## WHAT TO WORK ON
Leaving the pictures aside, transcribe every line below exactly.

## SOURCE MATERIAL
=-=-=-=-=
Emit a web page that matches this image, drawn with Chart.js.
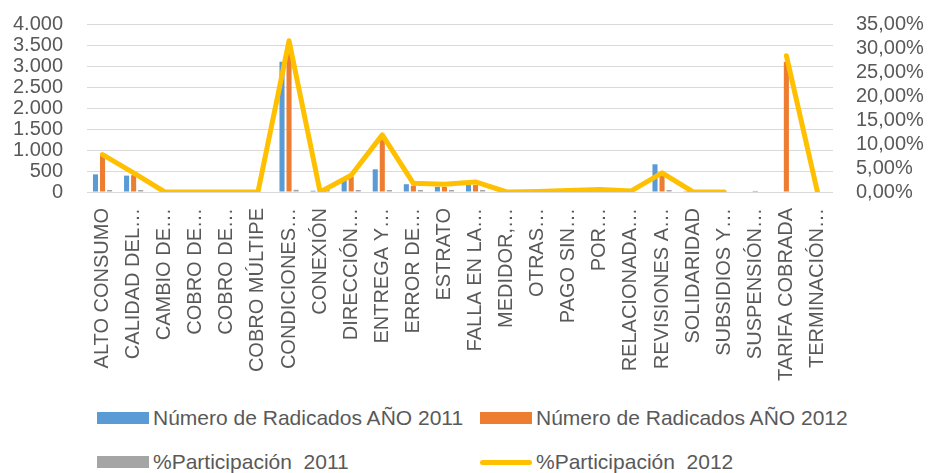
<!DOCTYPE html>
<html>
<head>
<meta charset="utf-8">
<script src="https://cdn.jsdelivr.net/npm/chart.js@4.4.1/dist/chart.umd.min.js"></script>
<style>
  html, body { margin: 0; padding: 0; background: #ffffff; }
  body { width: 930px; height: 473px; position: relative; overflow: hidden; font-family: 'Liberation Sans', Arial, sans-serif; }
  #wrap { position: absolute; left: 0; top: 0; width: 930px; height: 400px; }
  .lg { position: absolute; height: 24px; display: flex; align-items: center; font-size: 21px; color: #595959; white-space: pre; }
  .lg .sw { width: 52px; height: 12px; margin-right: 4px; flex: none; }
  .lg .ln { width: 52px; height: 5px; border-radius: 3px; margin-right: 4px; flex: none; }
</style>
</head>
<body>
<div id="wrap"><canvas id="c"></canvas></div>
<div id="legend"></div>
<script>
const categories = ["ALTO CONSUMO","CALIDAD DEL…","CAMBIO DE…","COBRO DE…","COBRO DE…","COBRO MÚLTIPE","CONDICIONES…","CONEXIÓN","DIRECCIÓN…","ENTREGA Y…","ERROR DE…","ESTRATO","FALLA EN LA…","MEDIDOR,…","OTRAS…","PAGO SIN…","POR…","RELACIONADA…","REVISIONES A…","SOLIDARIDAD","SUBSIDIOS Y…","SUSPENSIÓN…","TARIFA COBRADA","TERMINACIÓN…"];

const radicados2011 = [420,390,0,0,0,0,3100,30,285,540,185,125,165,0,0,0,0,0,660,20,0,0,0,0];
const radicados2012 = [920,400,0,0,0,0,3320,0,365,1320,150,120,165,0,10,30,55,20,445,0,0,25,3100,0];
const participacion2011 = [7.1,6.6,null,null,null,null,52.4,0.5,4.8,9.1,3.1,2.1,2.8,null,null,null,null,null,11.2,0.3,null,null,null,null];
const participacion2012 = [7.8,4.0,0,0,0,0,31.5,0,3.5,11.9,1.8,1.6,2.1,0,0.1,0.3,0.5,0.2,4.0,0,0,null,28.4,0];

const leftTicksMax = 4000, leftStep = 500;
const rightTicksMax = 35, rightStep = 5;

const seriesNames = ["Número de Radicados AÑO 2011","Número de Radicados AÑO 2012","%Participación  2011","%Participación  2012"];
const colors = ["#5B9BD5","#ED7D31","#A5A5A5","#FFC000"];

const fmtThousands = v => String(Math.round(v)).replace(/\B(?=(\d{3})+(?!\d))/g, '.');
const fmtPct = v => v.toFixed(2).replace('.', ',') + '%';

Chart.defaults.font.family = "'Liberation Sans', Arial, sans-serif";
Chart.defaults.color = '#595959';

const chart = new Chart(document.getElementById('c'), {
  type: 'bar',
  data: {
    labels: categories,
    datasets: [
      { type: 'line', label: seriesNames[3], data: participacion2012, yAxisID: 'y1',
        borderColor: colors[3], backgroundColor: colors[3], borderWidth: 5,
        pointRadius: 0, tension: 0, spanGaps: false, order: 0,
        borderJoinStyle: 'round', borderCapStyle: 'round' },
      { label: seriesNames[0], data: radicados2011, yAxisID: 'y', backgroundColor: colors[0], order: 1,
        categoryPercentage: 0.68, barPercentage: 0.72 },
      { label: seriesNames[1], data: radicados2012, yAxisID: 'y', backgroundColor: colors[1], order: 1,
        categoryPercentage: 0.68, barPercentage: 0.72 },
      { label: seriesNames[2], data: participacion2011, yAxisID: 'y', backgroundColor: colors[2], order: 1,
        categoryPercentage: 0.68, barPercentage: 0.72, minBarLength: 2 }
    ]
  },
  options: {
    responsive: true,
    maintainAspectRatio: false,
    animation: false,
    layout: { padding: { left: 13, right: 0, top: 24, bottom: 0 } },
    plugins: { legend: { display: false }, tooltip: { enabled: false }, title: { display: false } },
    scales: {
      x: {
        grid: { display: false, drawTicks: false },
        border: { display: false },
        ticks: { autoSkip: false, maxRotation: 90, minRotation: 90, padding: 16, font: { size: 20 }, color: '#595959' },
        afterFit: s => { s.height = 208; s.paddingTop = 0; s.paddingBottom = 0; }
      },
      y: {
        position: 'left', min: 0, max: leftTicksMax,
        grid: { color: '#D9D9D9', lineWidth: 1, drawTicks: false },
        border: { display: false },
        ticks: { autoSkip: false, stepSize: leftStep, padding: 24, font: { size: 20 }, color: '#595959', callback: v => fmtThousands(v) },
        afterFit: s => { s.width = 74; s.paddingTop = 0; s.paddingBottom = 0; }
      },
      y1: {
        position: 'right', min: 0, max: rightTicksMax,
        grid: { display: false, drawTicks: false },
        border: { display: false },
        ticks: { autoSkip: false, stepSize: rightStep, padding: 23, font: { size: 20 }, color: '#595959', callback: v => fmtPct(v) },
        afterFit: s => { s.width = 97; s.paddingTop = 0; s.paddingBottom = 0; }
      }
    }
  }
});

// Legend (HTML, real text)
const legendPos = [
  { left: 97, top: 406, kind: 'sw' },
  { left: 480, top: 406, kind: 'sw' },
  { left: 97, top: 450, kind: 'sw' },
  { left: 480, top: 450, kind: 'ln' }
];
const lg = document.getElementById('legend');
seriesNames.forEach((name, i) => {
  const d = document.createElement('div');
  d.className = 'lg';
  d.style.left = legendPos[i].left + 'px';
  d.style.top = legendPos[i].top + 'px';
  const s = document.createElement('span');
  s.className = legendPos[i].kind;
  s.style.background = colors[i];
  const t = document.createElement('span');
  t.textContent = name;
  d.appendChild(s); d.appendChild(t);
  lg.appendChild(d);
});
</script>
</body>
</html>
=-=-=-=-=
## SOLVED EXERCISE
Emit a web page that matches this image, drawn with Chart.js.
<!DOCTYPE html>
<html>
<head>
<meta charset="utf-8">
<script src="https://cdn.jsdelivr.net/npm/chart.js@4.4.1/dist/chart.umd.min.js"></script>
<style>
  html, body { margin: 0; padding: 0; background: #ffffff; }
  body { width: 930px; height: 473px; position: relative; overflow: hidden; font-family: 'Liberation Sans', Arial, sans-serif; }
  #wrap { position: absolute; left: 0; top: 0; width: 930px; height: 400px; }
  .lg { position: absolute; height: 24px; display: flex; align-items: center; font-size: 21px; color: #595959; white-space: pre; }
  .lg .sw { width: 52px; height: 12px; margin-right: 4px; flex: none; }
  .lg .ln { width: 52px; height: 5px; border-radius: 3px; margin-right: 4px; flex: none; }
</style>
</head>
<body>
<div id="wrap"><canvas id="c"></canvas></div>
<div id="legend"></div>
<script>
const categories = ["ALTO CONSUMO","CALIDAD DEL…","CAMBIO DE…","COBRO DE…","COBRO DE…","COBRO MÚLTIPE","CONDICIONES…","CONEXIÓN","DIRECCIÓN…","ENTREGA Y…","ERROR DE…","ESTRATO","FALLA EN LA…","MEDIDOR,…","OTRAS…","PAGO SIN…","POR…","RELACIONADA…","REVISIONES A…","SOLIDARIDAD","SUBSIDIOS Y…","SUSPENSIÓN…","TARIFA COBRADA","TERMINACIÓN…"];

const radicados2011 = [420,390,0,0,0,0,3100,30,285,540,185,125,165,0,0,0,0,0,660,20,0,0,0,0];
const radicados2012 = [920,400,0,0,0,0,3320,0,365,1320,150,120,165,0,10,30,55,20,445,0,0,25,3100,0];
const participacion2011 = [7.1,6.6,null,null,null,null,52.4,0.5,4.8,9.1,3.1,2.1,2.8,null,null,null,null,null,11.2,0.3,null,null,null,null];
const participacion2012 = [7.8,4.0,0,0,0,0,31.5,0,3.5,11.9,1.8,1.6,2.1,0,0.1,0.3,0.5,0.2,4.0,0,0,null,28.4,0];

const leftTicksMax = 4000, leftStep = 500;
const rightTicksMax = 35, rightStep = 5;

const seriesNames = ["Número de Radicados AÑO 2011","Número de Radicados AÑO 2012","%Participación  2011","%Participación  2012"];
const colors = ["#5B9BD5","#ED7D31","#A5A5A5","#FFC000"];

const fmtThousands = v => String(Math.round(v)).replace(/\B(?=(\d{3})+(?!\d))/g, '.');
const fmtPct = v => v.toFixed(2).replace('.', ',') + '%';

Chart.defaults.font.family = "'Liberation Sans', Arial, sans-serif";
Chart.defaults.color = '#595959';

const chart = new Chart(document.getElementById('c'), {
  type: 'bar',
  data: {
    labels: categories,
    datasets: [
      { type: 'line', label: seriesNames[3], data: participacion2012, yAxisID: 'y1',
        borderColor: colors[3], backgroundColor: colors[3], borderWidth: 5,
        pointRadius: 0, tension: 0, spanGaps: false, order: 0,
        borderJoinStyle: 'round', borderCapStyle: 'round' },
      { label: seriesNames[0], data: radicados2011, yAxisID: 'y', backgroundColor: colors[0], order: 1,
        categoryPercentage: 0.68, barPercentage: 0.72 },
      { label: seriesNames[1], data: radicados2012, yAxisID: 'y', backgroundColor: colors[1], order: 1,
        categoryPercentage: 0.68, barPercentage: 0.72 },
      { label: seriesNames[2], data: participacion2011, yAxisID: 'y', backgroundColor: colors[2], order: 1,
        categoryPercentage: 0.68, barPercentage: 0.72, minBarLength: 2 }
    ]
  },
  options: {
    responsive: true,
    maintainAspectRatio: false,
    animation: false,
    layout: { padding: { left: 13, right: 0, top: 24, bottom: 0 } },
    plugins: { legend: { display: false }, tooltip: { enabled: false }, title: { display: false } },
    scales: {
      x: {
        grid: { display: false, drawTicks: false },
        border: { display: false },
        ticks: { autoSkip: false, maxRotation: 90, minRotation: 90, padding: 16, font: { size: 20 }, color: '#595959' },
        afterFit: s => { s.height = 208; s.paddingTop = 0; s.paddingBottom = 0; }
      },
      y: {
        position: 'left', min: 0, max: leftTicksMax,
        grid: { color: '#D9D9D9', lineWidth: 1, drawTicks: false },
        border: { display: false },
        ticks: { autoSkip: false, stepSize: leftStep, padding: 24, font: { size: 20 }, color: '#595959', callback: v => fmtThousands(v) },
        afterFit: s => { s.width = 74; s.paddingTop = 0; s.paddingBottom = 0; }
      },
      y1: {
        position: 'right', min: 0, max: rightTicksMax,
        grid: { display: false, drawTicks: false },
        border: { display: false },
        ticks: { autoSkip: false, stepSize: rightStep, padding: 23, font: { size: 20 }, color: '#595959', callback: v => fmtPct(v) },
        afterFit: s => { s.width = 97; s.paddingTop = 0; s.paddingBottom = 0; }
      }
    }
  }
});

// Legend (HTML, real text)
const legendPos = [
  { left: 97, top: 406, kind: 'sw' },
  { left: 480, top: 406, kind: 'sw' },
  { left: 97, top: 450, kind: 'sw' },
  { left: 480, top: 450, kind: 'ln' }
];
const lg = document.getElementById('legend');
seriesNames.forEach((name, i) => {
  const d = document.createElement('div');
  d.className = 'lg';
  d.style.left = legendPos[i].left + 'px';
  d.style.top = legendPos[i].top + 'px';
  const s = document.createElement('span');
  s.className = legendPos[i].kind;
  s.style.background = colors[i];
  const t = document.createElement('span');
  t.textContent = name;
  d.appendChild(s); d.appendChild(t);
  lg.appendChild(d);
});
</script>
</body>
</html>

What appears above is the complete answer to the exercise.